Everything from the first line of the data below through the line that contains "(0,0) rectangle (1394pt,1648pt);" should be written out exactly, please, and nothing more; the pictures stay out.
[START OF SOURCE MATERIAL]
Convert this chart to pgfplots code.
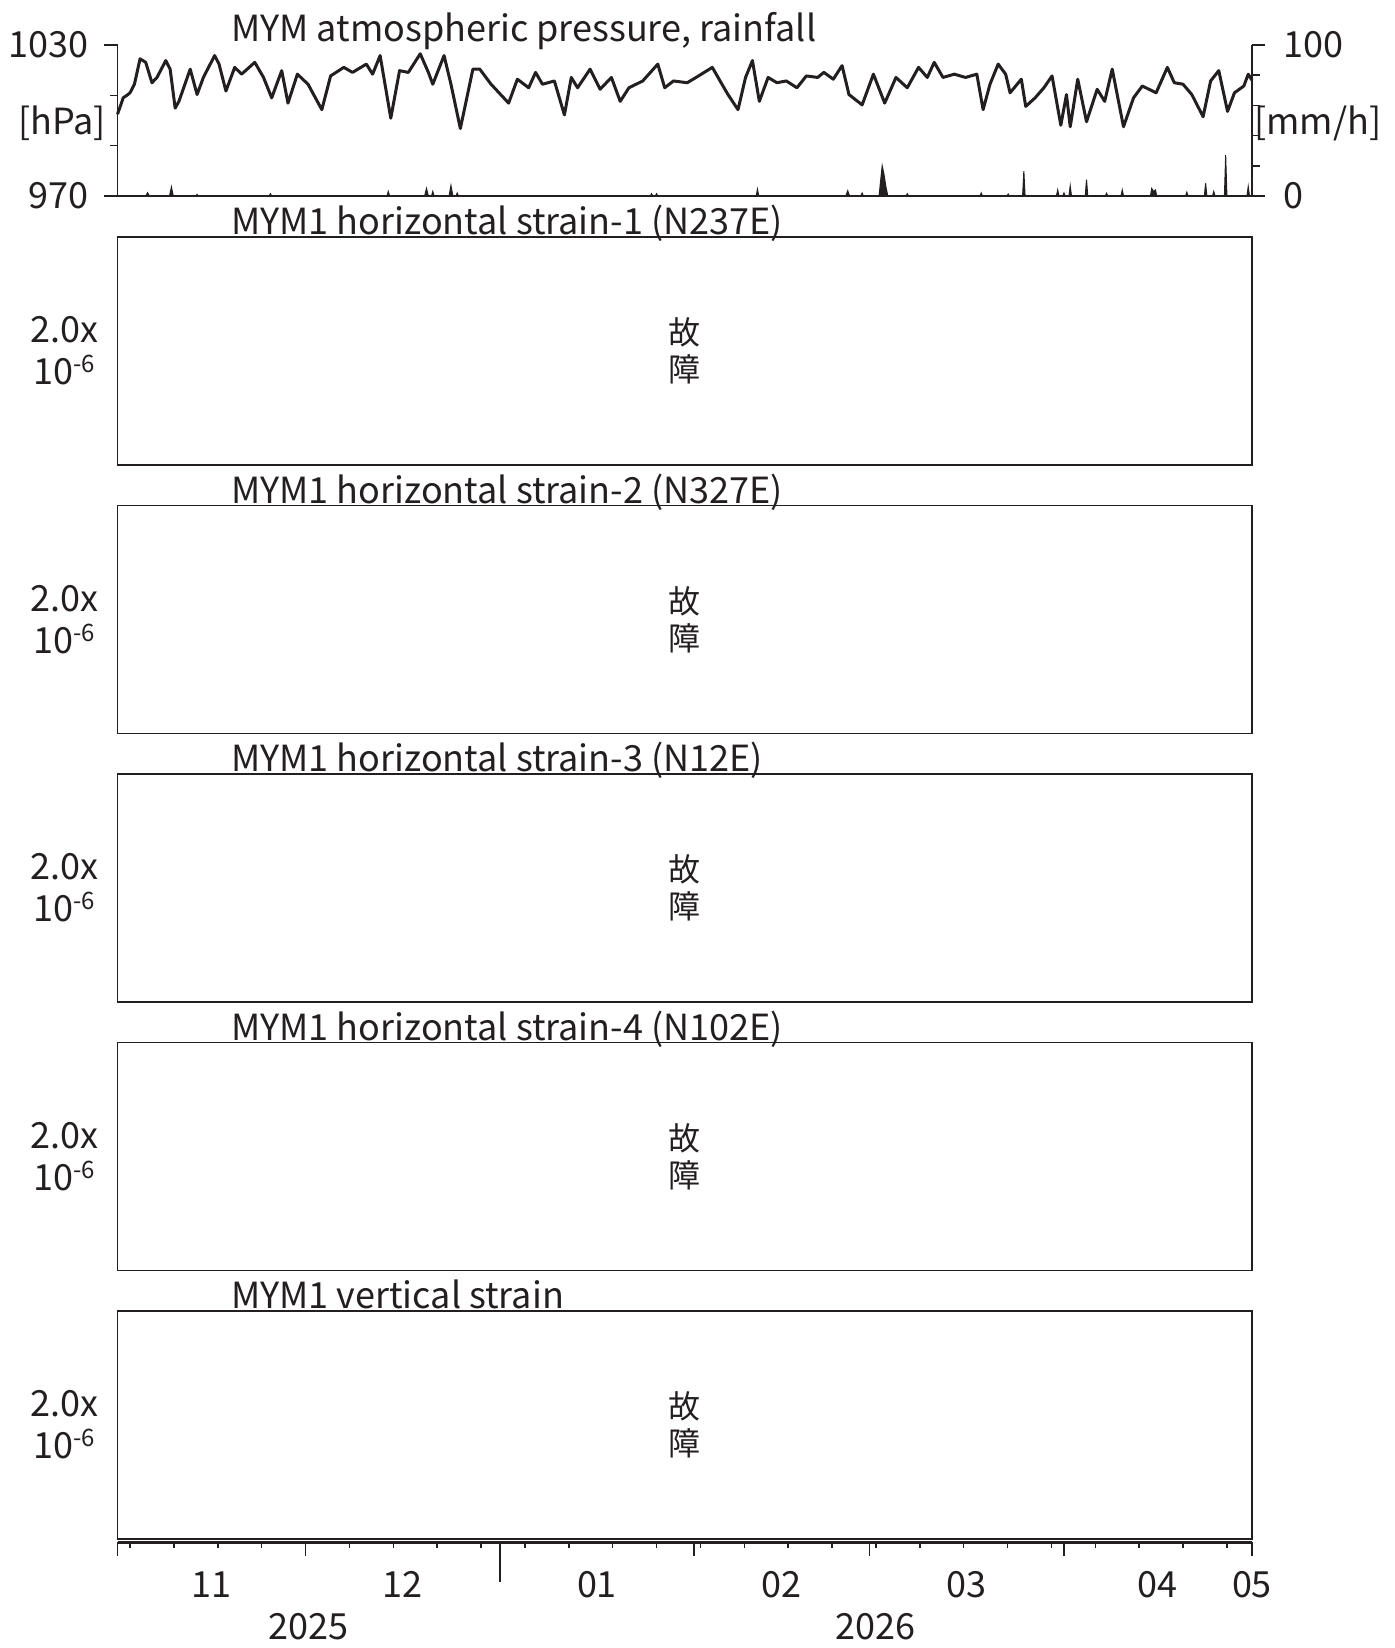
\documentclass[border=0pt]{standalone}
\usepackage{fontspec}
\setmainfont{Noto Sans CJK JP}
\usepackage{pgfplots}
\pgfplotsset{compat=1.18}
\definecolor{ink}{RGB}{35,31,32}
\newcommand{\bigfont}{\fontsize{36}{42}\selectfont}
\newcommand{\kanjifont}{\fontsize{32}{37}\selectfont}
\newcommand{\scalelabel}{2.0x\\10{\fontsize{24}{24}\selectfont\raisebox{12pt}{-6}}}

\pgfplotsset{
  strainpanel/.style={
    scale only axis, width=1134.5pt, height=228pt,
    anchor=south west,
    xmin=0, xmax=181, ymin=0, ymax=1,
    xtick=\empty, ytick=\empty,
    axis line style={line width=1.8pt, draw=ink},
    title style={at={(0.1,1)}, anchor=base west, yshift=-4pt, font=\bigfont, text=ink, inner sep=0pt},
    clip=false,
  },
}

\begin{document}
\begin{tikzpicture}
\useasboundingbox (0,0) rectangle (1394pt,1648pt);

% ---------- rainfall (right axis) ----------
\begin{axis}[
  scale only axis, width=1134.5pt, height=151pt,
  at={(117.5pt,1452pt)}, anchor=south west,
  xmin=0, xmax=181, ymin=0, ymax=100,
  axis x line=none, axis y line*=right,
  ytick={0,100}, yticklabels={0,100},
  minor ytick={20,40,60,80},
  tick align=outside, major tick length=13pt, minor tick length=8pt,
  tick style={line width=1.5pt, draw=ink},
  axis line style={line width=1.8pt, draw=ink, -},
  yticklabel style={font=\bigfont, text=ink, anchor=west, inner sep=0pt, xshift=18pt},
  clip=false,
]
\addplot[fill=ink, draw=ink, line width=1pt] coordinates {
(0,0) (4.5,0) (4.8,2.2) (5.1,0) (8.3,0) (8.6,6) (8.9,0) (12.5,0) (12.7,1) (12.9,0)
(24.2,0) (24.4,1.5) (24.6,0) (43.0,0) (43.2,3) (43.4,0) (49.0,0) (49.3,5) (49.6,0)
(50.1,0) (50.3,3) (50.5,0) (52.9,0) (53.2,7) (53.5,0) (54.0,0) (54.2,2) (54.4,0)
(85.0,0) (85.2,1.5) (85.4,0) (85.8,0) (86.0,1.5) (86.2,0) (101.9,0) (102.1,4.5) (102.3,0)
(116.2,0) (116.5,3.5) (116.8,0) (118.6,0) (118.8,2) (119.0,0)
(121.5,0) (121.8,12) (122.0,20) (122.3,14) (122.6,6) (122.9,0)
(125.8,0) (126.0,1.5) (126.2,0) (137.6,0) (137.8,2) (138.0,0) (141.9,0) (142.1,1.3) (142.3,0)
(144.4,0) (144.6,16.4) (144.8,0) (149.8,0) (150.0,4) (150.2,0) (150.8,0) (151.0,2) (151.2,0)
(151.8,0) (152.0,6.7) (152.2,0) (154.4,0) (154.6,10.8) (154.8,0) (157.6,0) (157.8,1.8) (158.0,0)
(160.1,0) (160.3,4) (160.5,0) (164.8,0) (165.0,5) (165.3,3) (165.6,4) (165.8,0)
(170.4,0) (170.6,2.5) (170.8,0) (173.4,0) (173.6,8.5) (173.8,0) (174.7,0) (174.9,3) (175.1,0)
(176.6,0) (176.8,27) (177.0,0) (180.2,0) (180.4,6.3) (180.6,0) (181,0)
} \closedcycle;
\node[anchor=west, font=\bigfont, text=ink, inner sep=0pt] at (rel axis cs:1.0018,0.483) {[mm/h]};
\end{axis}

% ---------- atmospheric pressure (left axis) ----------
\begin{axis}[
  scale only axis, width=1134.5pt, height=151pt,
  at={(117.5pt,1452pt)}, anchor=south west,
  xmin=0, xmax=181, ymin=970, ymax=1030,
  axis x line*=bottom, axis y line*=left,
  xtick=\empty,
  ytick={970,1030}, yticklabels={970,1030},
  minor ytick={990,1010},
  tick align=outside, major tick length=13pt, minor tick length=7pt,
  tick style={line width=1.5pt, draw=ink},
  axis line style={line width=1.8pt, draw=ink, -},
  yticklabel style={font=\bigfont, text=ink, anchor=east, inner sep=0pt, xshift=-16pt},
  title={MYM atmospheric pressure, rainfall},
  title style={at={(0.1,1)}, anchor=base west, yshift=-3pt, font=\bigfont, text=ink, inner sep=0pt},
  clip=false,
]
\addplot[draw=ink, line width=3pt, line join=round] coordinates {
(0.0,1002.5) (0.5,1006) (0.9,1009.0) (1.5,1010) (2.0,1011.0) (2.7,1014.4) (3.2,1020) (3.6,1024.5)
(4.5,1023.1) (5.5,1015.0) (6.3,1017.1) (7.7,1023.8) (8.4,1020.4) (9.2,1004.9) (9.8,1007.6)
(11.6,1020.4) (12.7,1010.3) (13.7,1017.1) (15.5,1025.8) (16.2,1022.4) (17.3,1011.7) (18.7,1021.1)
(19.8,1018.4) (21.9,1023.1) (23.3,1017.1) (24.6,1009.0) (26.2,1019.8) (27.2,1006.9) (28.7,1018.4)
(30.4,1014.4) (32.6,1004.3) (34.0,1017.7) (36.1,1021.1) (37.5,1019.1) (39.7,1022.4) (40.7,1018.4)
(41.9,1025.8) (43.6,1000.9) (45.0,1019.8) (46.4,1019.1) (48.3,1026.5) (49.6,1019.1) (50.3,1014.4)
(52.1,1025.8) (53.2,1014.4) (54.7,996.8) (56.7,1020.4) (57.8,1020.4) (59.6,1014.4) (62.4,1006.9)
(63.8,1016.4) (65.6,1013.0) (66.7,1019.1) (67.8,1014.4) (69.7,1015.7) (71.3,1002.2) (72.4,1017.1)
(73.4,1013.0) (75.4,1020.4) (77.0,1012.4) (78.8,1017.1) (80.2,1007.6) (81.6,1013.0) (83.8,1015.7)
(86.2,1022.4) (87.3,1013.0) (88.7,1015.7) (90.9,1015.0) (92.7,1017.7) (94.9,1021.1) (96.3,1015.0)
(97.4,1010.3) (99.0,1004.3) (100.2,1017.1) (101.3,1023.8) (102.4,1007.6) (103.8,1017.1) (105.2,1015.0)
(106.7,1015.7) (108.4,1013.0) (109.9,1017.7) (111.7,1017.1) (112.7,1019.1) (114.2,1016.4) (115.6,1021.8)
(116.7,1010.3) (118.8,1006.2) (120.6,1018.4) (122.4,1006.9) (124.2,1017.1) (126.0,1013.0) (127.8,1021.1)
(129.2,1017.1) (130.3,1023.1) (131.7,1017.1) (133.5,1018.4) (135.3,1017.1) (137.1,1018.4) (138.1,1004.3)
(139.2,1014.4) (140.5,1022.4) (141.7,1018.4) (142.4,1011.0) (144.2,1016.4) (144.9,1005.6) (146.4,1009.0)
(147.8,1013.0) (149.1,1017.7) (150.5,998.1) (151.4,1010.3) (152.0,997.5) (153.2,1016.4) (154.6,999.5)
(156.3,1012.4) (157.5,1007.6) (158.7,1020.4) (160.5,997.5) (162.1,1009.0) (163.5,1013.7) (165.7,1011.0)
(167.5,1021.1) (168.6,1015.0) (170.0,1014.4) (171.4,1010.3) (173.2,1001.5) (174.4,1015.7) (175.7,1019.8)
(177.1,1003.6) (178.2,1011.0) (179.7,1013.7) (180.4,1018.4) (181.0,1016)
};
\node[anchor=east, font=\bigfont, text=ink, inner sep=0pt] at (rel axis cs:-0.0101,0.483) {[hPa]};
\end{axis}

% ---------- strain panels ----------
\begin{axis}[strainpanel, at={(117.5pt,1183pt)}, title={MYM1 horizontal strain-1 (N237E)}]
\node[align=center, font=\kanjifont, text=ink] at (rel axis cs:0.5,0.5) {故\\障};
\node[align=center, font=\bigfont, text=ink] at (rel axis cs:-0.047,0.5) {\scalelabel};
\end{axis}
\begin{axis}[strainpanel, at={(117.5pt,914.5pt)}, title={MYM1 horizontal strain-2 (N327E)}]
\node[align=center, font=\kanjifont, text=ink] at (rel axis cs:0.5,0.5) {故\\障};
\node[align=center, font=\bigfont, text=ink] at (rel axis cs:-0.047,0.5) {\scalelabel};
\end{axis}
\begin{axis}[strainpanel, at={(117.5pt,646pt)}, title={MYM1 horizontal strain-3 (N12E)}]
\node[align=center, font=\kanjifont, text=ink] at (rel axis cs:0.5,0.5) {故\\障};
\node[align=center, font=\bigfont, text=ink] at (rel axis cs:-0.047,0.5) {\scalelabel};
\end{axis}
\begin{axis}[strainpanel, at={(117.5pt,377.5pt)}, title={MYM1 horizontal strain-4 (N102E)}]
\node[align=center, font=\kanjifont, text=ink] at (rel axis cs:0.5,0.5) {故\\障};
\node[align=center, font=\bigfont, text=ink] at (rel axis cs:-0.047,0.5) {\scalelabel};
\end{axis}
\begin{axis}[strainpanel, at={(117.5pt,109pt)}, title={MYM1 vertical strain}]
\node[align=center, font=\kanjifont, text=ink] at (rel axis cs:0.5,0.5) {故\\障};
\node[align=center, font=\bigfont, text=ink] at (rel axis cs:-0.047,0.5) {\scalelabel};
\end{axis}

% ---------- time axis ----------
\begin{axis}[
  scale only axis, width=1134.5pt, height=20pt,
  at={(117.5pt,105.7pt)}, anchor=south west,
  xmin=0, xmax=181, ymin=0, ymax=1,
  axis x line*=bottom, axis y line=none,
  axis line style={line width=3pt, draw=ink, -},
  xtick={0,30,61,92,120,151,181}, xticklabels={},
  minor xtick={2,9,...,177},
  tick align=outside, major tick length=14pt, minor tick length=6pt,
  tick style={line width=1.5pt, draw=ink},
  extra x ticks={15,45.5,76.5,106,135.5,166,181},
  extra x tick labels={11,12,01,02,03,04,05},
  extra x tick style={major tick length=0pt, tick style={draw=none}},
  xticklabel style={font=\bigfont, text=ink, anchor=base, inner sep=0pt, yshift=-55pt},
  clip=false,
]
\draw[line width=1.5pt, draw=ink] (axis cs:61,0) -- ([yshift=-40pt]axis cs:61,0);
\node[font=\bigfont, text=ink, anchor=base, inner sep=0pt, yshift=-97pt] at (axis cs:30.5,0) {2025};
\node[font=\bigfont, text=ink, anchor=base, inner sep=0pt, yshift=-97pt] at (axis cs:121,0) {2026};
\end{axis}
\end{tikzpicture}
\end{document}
[END OF SOURCE MATERIAL]
== EXPECTED OUTPUT ==
Convert this chart to pgfplots code.
\documentclass[border=0pt]{standalone}
\usepackage{fontspec}
\setmainfont{Noto Sans CJK JP}
\usepackage{pgfplots}
\pgfplotsset{compat=1.18}
\definecolor{ink}{RGB}{35,31,32}
\newcommand{\bigfont}{\fontsize{36}{42}\selectfont}
\newcommand{\kanjifont}{\fontsize{32}{37}\selectfont}
\newcommand{\scalelabel}{2.0x\\10{\fontsize{24}{24}\selectfont\raisebox{12pt}{-6}}}

\pgfplotsset{
  strainpanel/.style={
    scale only axis, width=1134.5pt, height=228pt,
    anchor=south west,
    xmin=0, xmax=181, ymin=0, ymax=1,
    xtick=\empty, ytick=\empty,
    axis line style={line width=1.8pt, draw=ink},
    title style={at={(0.1,1)}, anchor=base west, yshift=-4pt, font=\bigfont, text=ink, inner sep=0pt},
    clip=false,
  },
}

\begin{document}
\begin{tikzpicture}
\useasboundingbox (0,0) rectangle (1394pt,1648pt);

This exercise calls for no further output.